S&P and Moody’s lower Turkey ratings amid lira's volatility
S&P Global Ratings and Moody’s lowered Turkey’s ratings, saying they could be upgraded with certain economic improvements.
Standard & Poor’s said it lowered the country’s long-term foreign currency sovereign credit rating to 'B' from 'BB-' while maintaining the outlook at stable, Anadolu Agency reported.
The agency said it affirmed the short-term foreign and local currency sovereign credit ratings on Turkey at 'B'.
“We could consider an upgrade if the government successfully devises and implements a credible economic adjustment program that bolsters confidence, stabilizes balance-of-payments flows and brings inflation under control," the agency said in a statement.
Moody’s cut Turkey’s sovereign credit rating deeper into 'junk' territory on Friday, citing a weakening of public institutions and the related reduction in the predictability of policy making in a country which is facing a currency crisis, Reuters reported.

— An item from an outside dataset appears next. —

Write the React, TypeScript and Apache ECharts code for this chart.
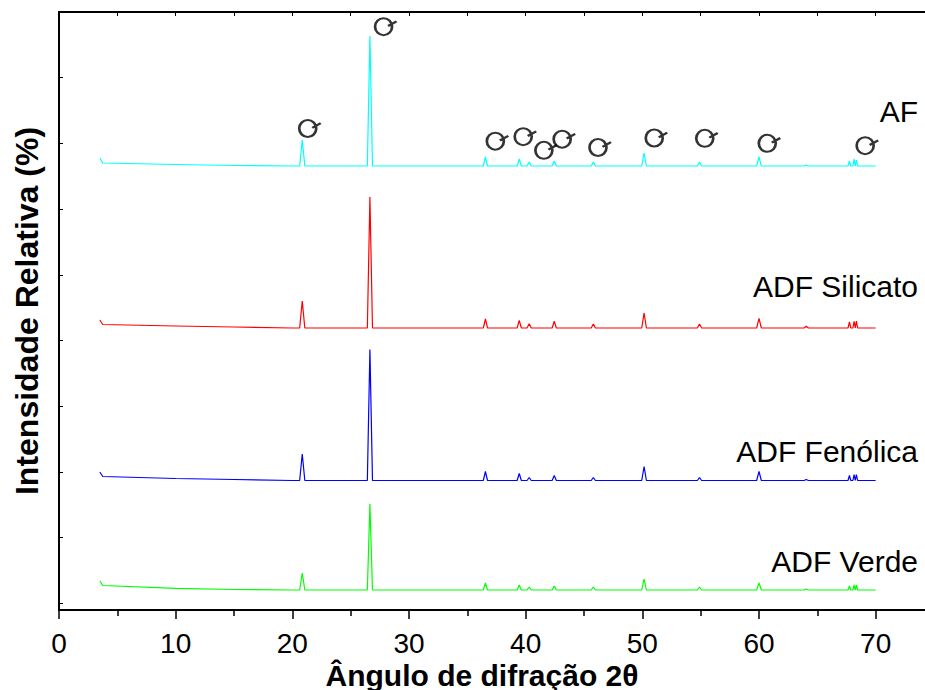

“That weakening is exemplified by heightened concerns over the independence of the central bank, and by the lack of a clear and credible plan to address the underlying causes of the recent financial distress,” the agency said in a statement.
The agency said Turkey’s rating could be stabilized "if the Turkish authorities presented a coherent and effective economic plan in the near term that involves a material fiscal and monetary policy tightening to induce an orderly slowdown of the economy, leading in turn to lower inflation and inflation expectations as well as a reduction in the size of the current account deficit."

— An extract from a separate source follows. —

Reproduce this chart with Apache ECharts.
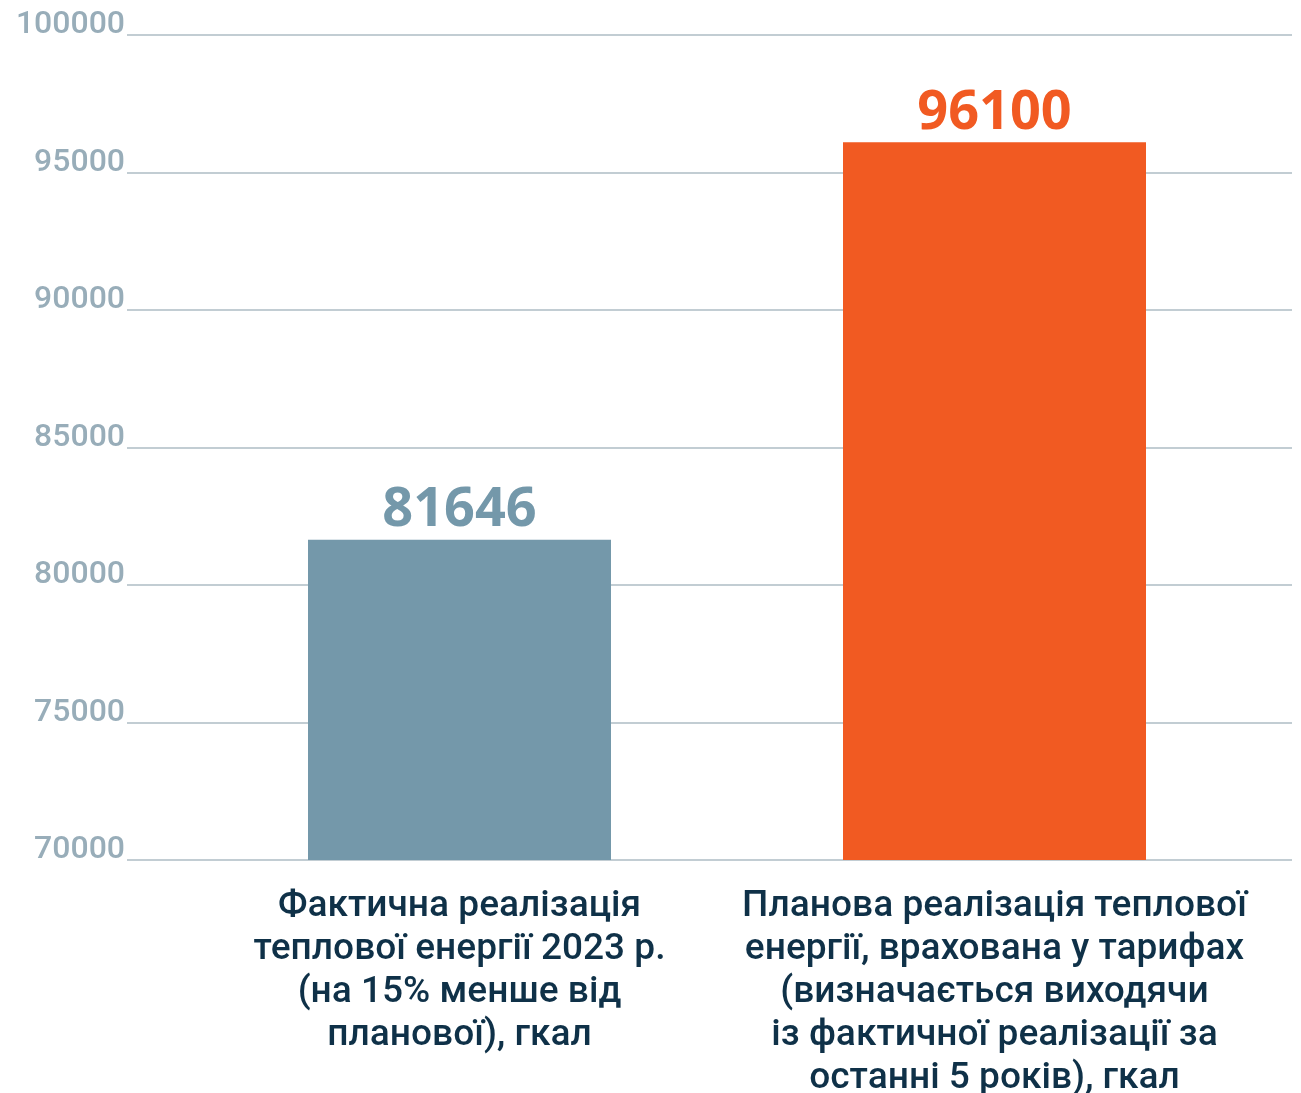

"Significant external financial support would likely act as a supportive factor to the rating," it added.
Moody’s lowered the rating to Ba3 from Ba2 and changed its rating outlook to negative in a move which came on the heels of a downgrade by S&P.
The lira has lost nearly 40% of its value against the dollar this year, sparking a sell-off in emerging market currencies and weighing on global stocks. The crisis has been precipitated by investor alarm about President Recep Tayyip Erdogan’s influence over monetary policy.